PROMPT:
Restate each line of the listing exactly, without carrying over any pictures.

DATA EXTRACT:

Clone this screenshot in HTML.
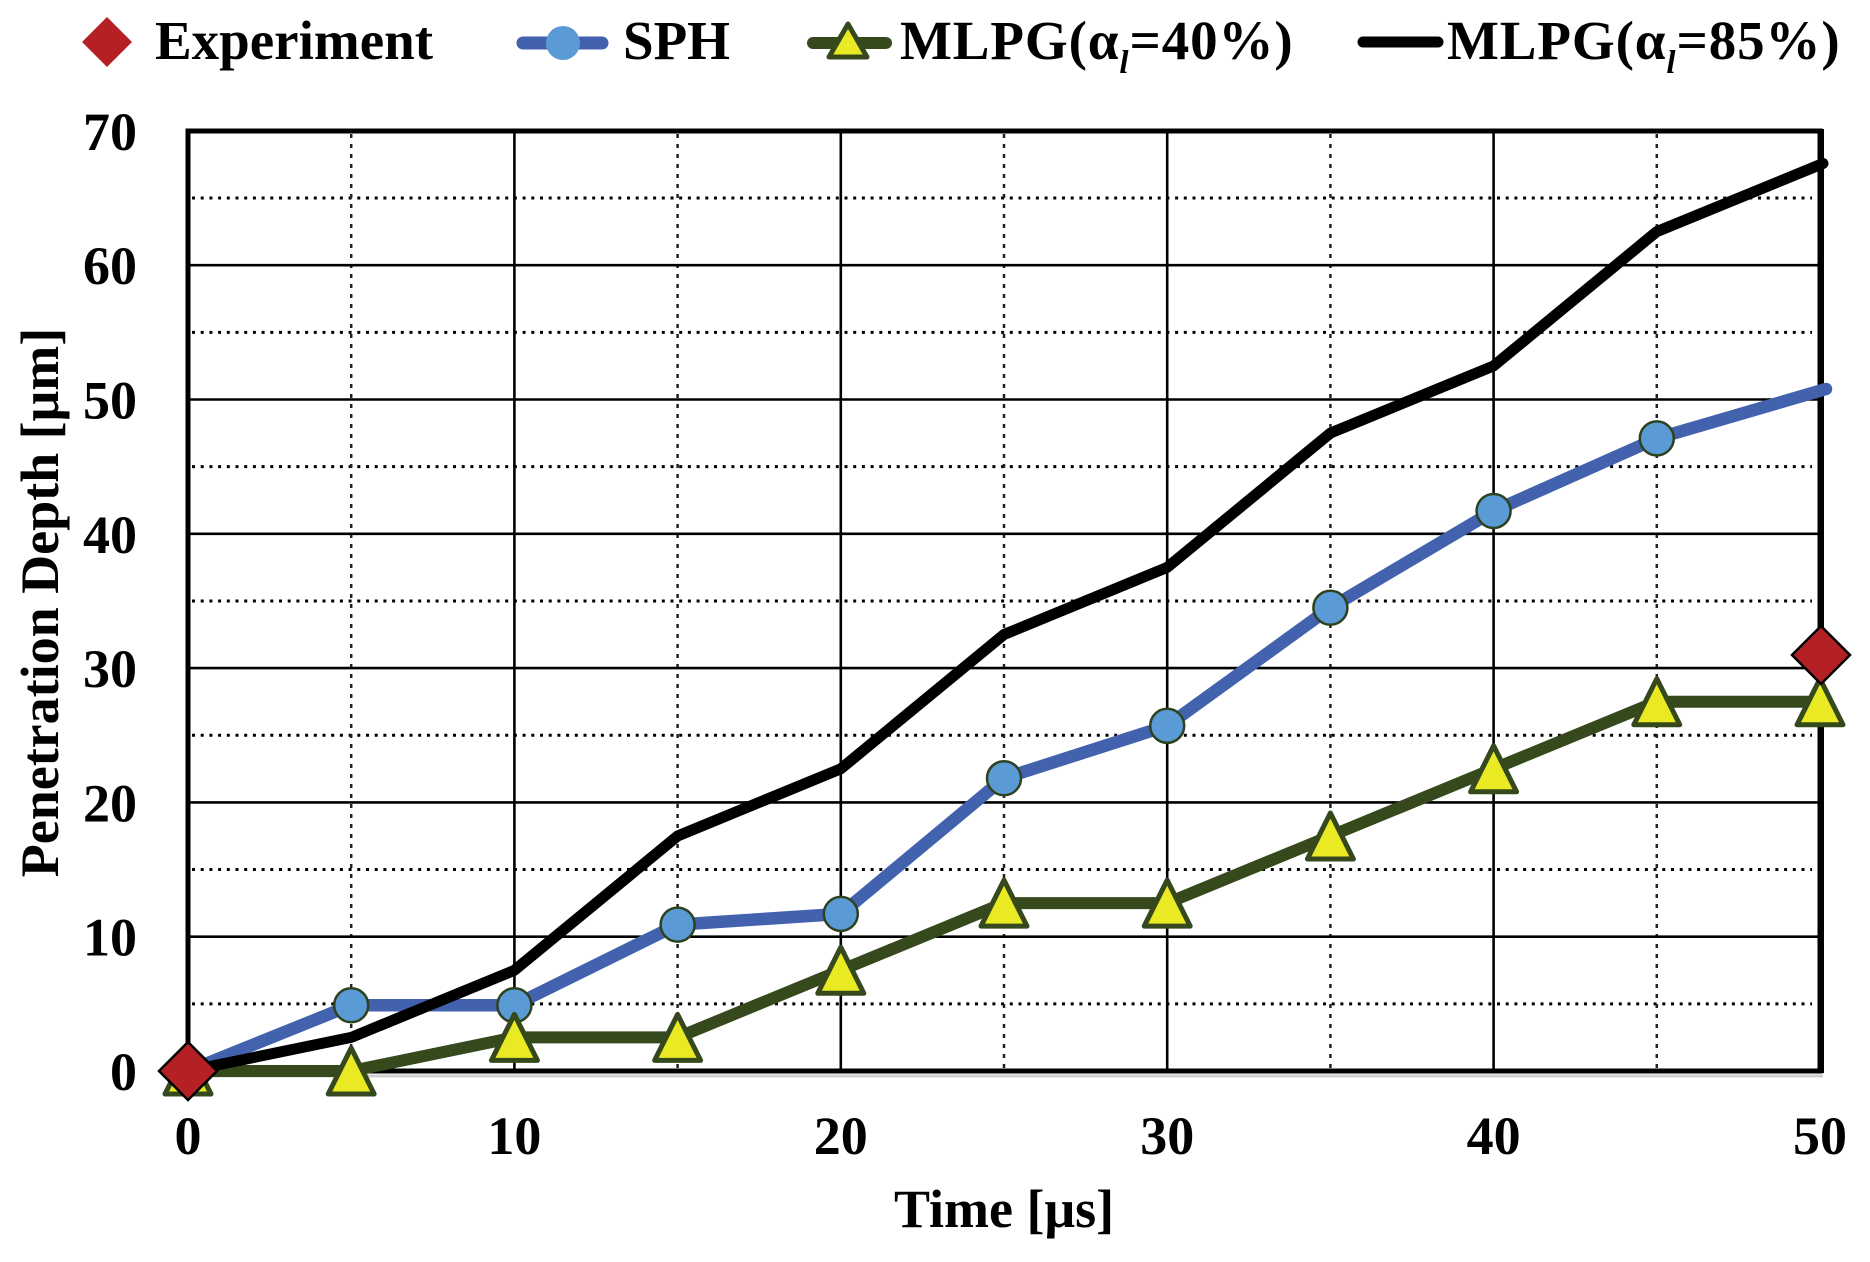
<!DOCTYPE html>
<html>
<head>
<meta charset="utf-8">
<style>
  html,body{margin:0;padding:0;background:#fff;}
  svg{display:block;}
  text{font-family:"Liberation Serif","Times New Roman",serif;font-weight:bold;fill:#000;}
</style>
</head>
<body>
<svg width="1870" height="1262" viewBox="0 0 1870 1262" xmlns="http://www.w3.org/2000/svg">
  <rect x="0" y="0" width="1870" height="1262" fill="#fff"/>

  <!-- Legend -->
  <polygon points="107,17 132,42 107,67 82,42" fill="#b52025"/>
  <text x="155" y="59" font-size="55">Experiment</text>

  <line x1="523" y1="43" x2="602" y2="43" stroke="#4262ae" stroke-width="13" stroke-linecap="round"/>
  <circle cx="563" cy="43" r="17" fill="#5b9bd5"/>
  <text x="623" y="59" font-size="55">SPH</text>

  <line x1="813" y1="43" x2="886" y2="43" stroke="#35491d" stroke-width="12" stroke-linecap="round"/>
  <polygon points="848,24 867,57 829,57" fill="#eaea24" stroke="#35491d" stroke-width="5" stroke-linejoin="round"/>
  <text x="900" y="59" font-size="55" letter-spacing="0.9">MLPG(α<tspan font-size="33" font-style="italic" dy="14">l</tspan><tspan dy="-14">=40%)</tspan></text>

  <line x1="1363" y1="42" x2="1438" y2="42" stroke="#000" stroke-width="11" stroke-linecap="round"/>
  <text x="1447" y="59" font-size="55" letter-spacing="0.9">MLPG(α<tspan font-size="33" font-style="italic" dy="14">l</tspan><tspan dy="-14">=85%)</tspan></text>

  <!-- Minor horizontal dotted grid -->
  <g stroke="#000" stroke-width="3" stroke-dasharray="3 5.7">
    <line x1="192" y1="1003.85" x2="1812" y2="1003.85"/>
    <line x1="192" y1="869.55" x2="1812" y2="869.55"/>
    <line x1="192" y1="735.25" x2="1812" y2="735.25"/>
    <line x1="192" y1="600.95" x2="1812" y2="600.95"/>
    <line x1="192" y1="466.65" x2="1812" y2="466.65"/>
    <line x1="192" y1="332.35" x2="1812" y2="332.35"/>
    <line x1="192" y1="198.05" x2="1812" y2="198.05"/>
  </g>
  <!-- Minor vertical dashed grid -->
  <g stroke="#222" stroke-width="2.5" stroke-dasharray="4 6">
    <line x1="351.2" y1="134" x2="351.2" y2="1068"/>
    <line x1="677.6" y1="134" x2="677.6" y2="1068"/>
    <line x1="1004" y1="134" x2="1004" y2="1068"/>
    <line x1="1330.4" y1="134" x2="1330.4" y2="1068"/>
    <line x1="1656.8" y1="134" x2="1656.8" y2="1068"/>
  </g>
  <!-- Major grid -->
  <g stroke="#000" stroke-width="2.6">
    <line x1="188" y1="936.7" x2="1820" y2="936.7"/>
    <line x1="188" y1="802.4" x2="1820" y2="802.4"/>
    <line x1="188" y1="668.1" x2="1820" y2="668.1"/>
    <line x1="188" y1="533.8" x2="1820" y2="533.8"/>
    <line x1="188" y1="399.5" x2="1820" y2="399.5"/>
    <line x1="188" y1="265.2" x2="1820" y2="265.2"/>
    <line x1="514.4" y1="131" x2="514.4" y2="1071"/>
    <line x1="840.8" y1="131" x2="840.8" y2="1071"/>
    <line x1="1167.2" y1="131" x2="1167.2" y2="1071"/>
    <line x1="1493.6" y1="131" x2="1493.6" y2="1071"/>
  </g>
  <!-- Plot border -->
  <line x1="188" y1="1076" x2="1823" y2="1076" stroke="#cfcfcf" stroke-width="3"/>
  <rect x="188" y="131" width="1632" height="940" fill="none" stroke="#000" stroke-width="5"/>
  <line x1="1821" y1="129" x2="1821" y2="1073" stroke="#000" stroke-width="6"/>

  <!-- Y tick labels -->
  <g font-size="54" text-anchor="end">
    <text x="137" y="1090">0</text>
    <text x="137" y="955.7">10</text>
    <text x="137" y="821.4">20</text>
    <text x="137" y="687.1">30</text>
    <text x="137" y="552.8">40</text>
    <text x="137" y="418.5">50</text>
    <text x="137" y="284.2">60</text>
    <text x="137" y="149.9">70</text>
  </g>
  <!-- X tick labels -->
  <g font-size="54" text-anchor="middle">
    <text x="188" y="1154">0</text>
    <text x="514.4" y="1154">10</text>
    <text x="840.8" y="1154">20</text>
    <text x="1167.2" y="1154">30</text>
    <text x="1493.6" y="1154">40</text>
    <text x="1820" y="1154">50</text>
  </g>
  <!-- Axis titles -->
  <text x="894" y="1227" font-size="54">Time [μs]</text>
  <text transform="translate(58,602.5) rotate(-90)" font-size="54" text-anchor="middle">Penetration Depth [μm]</text>

  <!-- SPH series -->
  <polyline fill="none" stroke="#4262ae" stroke-width="12.5" stroke-linejoin="round" stroke-linecap="round"
    points="188,1071 351.2,1005.2 514.4,1005.2 677.6,924.6 840.8,913.9 1004,778.2 1167.2,725.8 1330.4,607.7 1493.6,511 1656.8,438.4 1826,389"/>
  <g fill="#5b9bd5" stroke="#2e4220" stroke-width="2.5">
    <circle cx="351.2" cy="1005.2" r="17"/>
    <circle cx="514.4" cy="1005.2" r="17"/>
    <circle cx="677.6" cy="924.6" r="17"/>
    <circle cx="840.8" cy="913.9" r="17"/>
    <circle cx="1004" cy="778.2" r="17"/>
    <circle cx="1167.2" cy="725.8" r="17"/>
    <circle cx="1330.4" cy="607.7" r="17"/>
    <circle cx="1493.6" cy="511" r="17"/>
    <circle cx="1656.8" cy="438.4" r="17"/>
  </g>

  <!-- MLPG 40% series -->
  <polyline fill="none" stroke="#35491d" stroke-width="12" stroke-linejoin="round" stroke-linecap="round"
    points="188,1071 351.2,1071 514.4,1037.4 677.6,1037.4 840.8,970.3 1004,903.1 1167.2,903.1 1330.4,836 1493.6,768.8 1656.8,701.7 1820,701.7"/>
  <g fill="#eaea24" stroke="#35491d" stroke-width="5" stroke-linejoin="round">
    <polygon points="188,1048 211,1094 165,1094"/>
    <polygon points="351.2,1048 374.2,1094 328.2,1094"/>
    <polygon points="514.4,1014.4 537.4,1060.4 491.4,1060.4"/>
    <polygon points="677.6,1014.4 700.6,1060.4 654.6,1060.4"/>
    <polygon points="840.8,947.3 863.8,993.3 817.8,993.3"/>
    <polygon points="1004,880.1 1027,926.1 981,926.1"/>
    <polygon points="1167.2,880.1 1190.2,926.1 1144.2,926.1"/>
    <polygon points="1330.4,813 1353.4,859 1307.4,859"/>
    <polygon points="1493.6,745.8 1516.6,791.8 1470.6,791.8"/>
    <polygon points="1656.8,678.7 1679.8,724.7 1633.8,724.7"/>
    <polygon points="1820,678.7 1843,724.7 1797,724.7"/>
  </g>

  <!-- MLPG 85% series -->
  <polyline fill="none" stroke="#000" stroke-width="11" stroke-linejoin="round" stroke-linecap="round"
    points="188,1071 351.2,1037.4 514.4,970.3 677.6,836 840.8,768.8 1004,634.5 1167.2,567.4 1330.4,433.1 1493.6,365.9 1656.8,231.6 1823,163.5"/>

  <!-- Experiment -->
  <g fill="#b52025" stroke="#000" stroke-width="2.5">
    <polygon points="188,1042 217,1071 188,1100 159,1071"/>
    <polygon points="1821,626 1850,655 1821,684 1792,655"/>
  </g>
</svg>
</body>
</html>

ANSWER TO THE EXERCISE:
Clone this screenshot in HTML.
<!DOCTYPE html>
<html>
<head>
<meta charset="utf-8">
<style>
  html,body{margin:0;padding:0;background:#fff;}
  svg{display:block;}
  text{font-family:"Liberation Serif","Times New Roman",serif;font-weight:bold;fill:#000;}
</style>
</head>
<body>
<svg width="1870" height="1262" viewBox="0 0 1870 1262" xmlns="http://www.w3.org/2000/svg">
  <rect x="0" y="0" width="1870" height="1262" fill="#fff"/>

  <!-- Legend -->
  <polygon points="107,17 132,42 107,67 82,42" fill="#b52025"/>
  <text x="155" y="59" font-size="55">Experiment</text>

  <line x1="523" y1="43" x2="602" y2="43" stroke="#4262ae" stroke-width="13" stroke-linecap="round"/>
  <circle cx="563" cy="43" r="17" fill="#5b9bd5"/>
  <text x="623" y="59" font-size="55">SPH</text>

  <line x1="813" y1="43" x2="886" y2="43" stroke="#35491d" stroke-width="12" stroke-linecap="round"/>
  <polygon points="848,24 867,57 829,57" fill="#eaea24" stroke="#35491d" stroke-width="5" stroke-linejoin="round"/>
  <text x="900" y="59" font-size="55" letter-spacing="0.9">MLPG(α<tspan font-size="33" font-style="italic" dy="14">l</tspan><tspan dy="-14">=40%)</tspan></text>

  <line x1="1363" y1="42" x2="1438" y2="42" stroke="#000" stroke-width="11" stroke-linecap="round"/>
  <text x="1447" y="59" font-size="55" letter-spacing="0.9">MLPG(α<tspan font-size="33" font-style="italic" dy="14">l</tspan><tspan dy="-14">=85%)</tspan></text>

  <!-- Minor horizontal dotted grid -->
  <g stroke="#000" stroke-width="3" stroke-dasharray="3 5.7">
    <line x1="192" y1="1003.85" x2="1812" y2="1003.85"/>
    <line x1="192" y1="869.55" x2="1812" y2="869.55"/>
    <line x1="192" y1="735.25" x2="1812" y2="735.25"/>
    <line x1="192" y1="600.95" x2="1812" y2="600.95"/>
    <line x1="192" y1="466.65" x2="1812" y2="466.65"/>
    <line x1="192" y1="332.35" x2="1812" y2="332.35"/>
    <line x1="192" y1="198.05" x2="1812" y2="198.05"/>
  </g>
  <!-- Minor vertical dashed grid -->
  <g stroke="#222" stroke-width="2.5" stroke-dasharray="4 6">
    <line x1="351.2" y1="134" x2="351.2" y2="1068"/>
    <line x1="677.6" y1="134" x2="677.6" y2="1068"/>
    <line x1="1004" y1="134" x2="1004" y2="1068"/>
    <line x1="1330.4" y1="134" x2="1330.4" y2="1068"/>
    <line x1="1656.8" y1="134" x2="1656.8" y2="1068"/>
  </g>
  <!-- Major grid -->
  <g stroke="#000" stroke-width="2.6">
    <line x1="188" y1="936.7" x2="1820" y2="936.7"/>
    <line x1="188" y1="802.4" x2="1820" y2="802.4"/>
    <line x1="188" y1="668.1" x2="1820" y2="668.1"/>
    <line x1="188" y1="533.8" x2="1820" y2="533.8"/>
    <line x1="188" y1="399.5" x2="1820" y2="399.5"/>
    <line x1="188" y1="265.2" x2="1820" y2="265.2"/>
    <line x1="514.4" y1="131" x2="514.4" y2="1071"/>
    <line x1="840.8" y1="131" x2="840.8" y2="1071"/>
    <line x1="1167.2" y1="131" x2="1167.2" y2="1071"/>
    <line x1="1493.6" y1="131" x2="1493.6" y2="1071"/>
  </g>
  <!-- Plot border -->
  <line x1="188" y1="1076" x2="1823" y2="1076" stroke="#cfcfcf" stroke-width="3"/>
  <rect x="188" y="131" width="1632" height="940" fill="none" stroke="#000" stroke-width="5"/>
  <line x1="1821" y1="129" x2="1821" y2="1073" stroke="#000" stroke-width="6"/>

  <!-- Y tick labels -->
  <g font-size="54" text-anchor="end">
    <text x="137" y="1090">0</text>
    <text x="137" y="955.7">10</text>
    <text x="137" y="821.4">20</text>
    <text x="137" y="687.1">30</text>
    <text x="137" y="552.8">40</text>
    <text x="137" y="418.5">50</text>
    <text x="137" y="284.2">60</text>
    <text x="137" y="149.9">70</text>
  </g>
  <!-- X tick labels -->
  <g font-size="54" text-anchor="middle">
    <text x="188" y="1154">0</text>
    <text x="514.4" y="1154">10</text>
    <text x="840.8" y="1154">20</text>
    <text x="1167.2" y="1154">30</text>
    <text x="1493.6" y="1154">40</text>
    <text x="1820" y="1154">50</text>
  </g>
  <!-- Axis titles -->
  <text x="894" y="1227" font-size="54">Time [μs]</text>
  <text transform="translate(58,602.5) rotate(-90)" font-size="54" text-anchor="middle">Penetration Depth [μm]</text>

  <!-- SPH series -->
  <polyline fill="none" stroke="#4262ae" stroke-width="12.5" stroke-linejoin="round" stroke-linecap="round"
    points="188,1071 351.2,1005.2 514.4,1005.2 677.6,924.6 840.8,913.9 1004,778.2 1167.2,725.8 1330.4,607.7 1493.6,511 1656.8,438.4 1826,389"/>
  <g fill="#5b9bd5" stroke="#2e4220" stroke-width="2.5">
    <circle cx="351.2" cy="1005.2" r="17"/>
    <circle cx="514.4" cy="1005.2" r="17"/>
    <circle cx="677.6" cy="924.6" r="17"/>
    <circle cx="840.8" cy="913.9" r="17"/>
    <circle cx="1004" cy="778.2" r="17"/>
    <circle cx="1167.2" cy="725.8" r="17"/>
    <circle cx="1330.4" cy="607.7" r="17"/>
    <circle cx="1493.6" cy="511" r="17"/>
    <circle cx="1656.8" cy="438.4" r="17"/>
  </g>

  <!-- MLPG 40% series -->
  <polyline fill="none" stroke="#35491d" stroke-width="12" stroke-linejoin="round" stroke-linecap="round"
    points="188,1071 351.2,1071 514.4,1037.4 677.6,1037.4 840.8,970.3 1004,903.1 1167.2,903.1 1330.4,836 1493.6,768.8 1656.8,701.7 1820,701.7"/>
  <g fill="#eaea24" stroke="#35491d" stroke-width="5" stroke-linejoin="round">
    <polygon points="188,1048 211,1094 165,1094"/>
    <polygon points="351.2,1048 374.2,1094 328.2,1094"/>
    <polygon points="514.4,1014.4 537.4,1060.4 491.4,1060.4"/>
    <polygon points="677.6,1014.4 700.6,1060.4 654.6,1060.4"/>
    <polygon points="840.8,947.3 863.8,993.3 817.8,993.3"/>
    <polygon points="1004,880.1 1027,926.1 981,926.1"/>
    <polygon points="1167.2,880.1 1190.2,926.1 1144.2,926.1"/>
    <polygon points="1330.4,813 1353.4,859 1307.4,859"/>
    <polygon points="1493.6,745.8 1516.6,791.8 1470.6,791.8"/>
    <polygon points="1656.8,678.7 1679.8,724.7 1633.8,724.7"/>
    <polygon points="1820,678.7 1843,724.7 1797,724.7"/>
  </g>

  <!-- MLPG 85% series -->
  <polyline fill="none" stroke="#000" stroke-width="11" stroke-linejoin="round" stroke-linecap="round"
    points="188,1071 351.2,1037.4 514.4,970.3 677.6,836 840.8,768.8 1004,634.5 1167.2,567.4 1330.4,433.1 1493.6,365.9 1656.8,231.6 1823,163.5"/>

  <!-- Experiment -->
  <g fill="#b52025" stroke="#000" stroke-width="2.5">
    <polygon points="188,1042 217,1071 188,1100 159,1071"/>
    <polygon points="1821,626 1850,655 1821,684 1792,655"/>
  </g>
</svg>
</body>
</html>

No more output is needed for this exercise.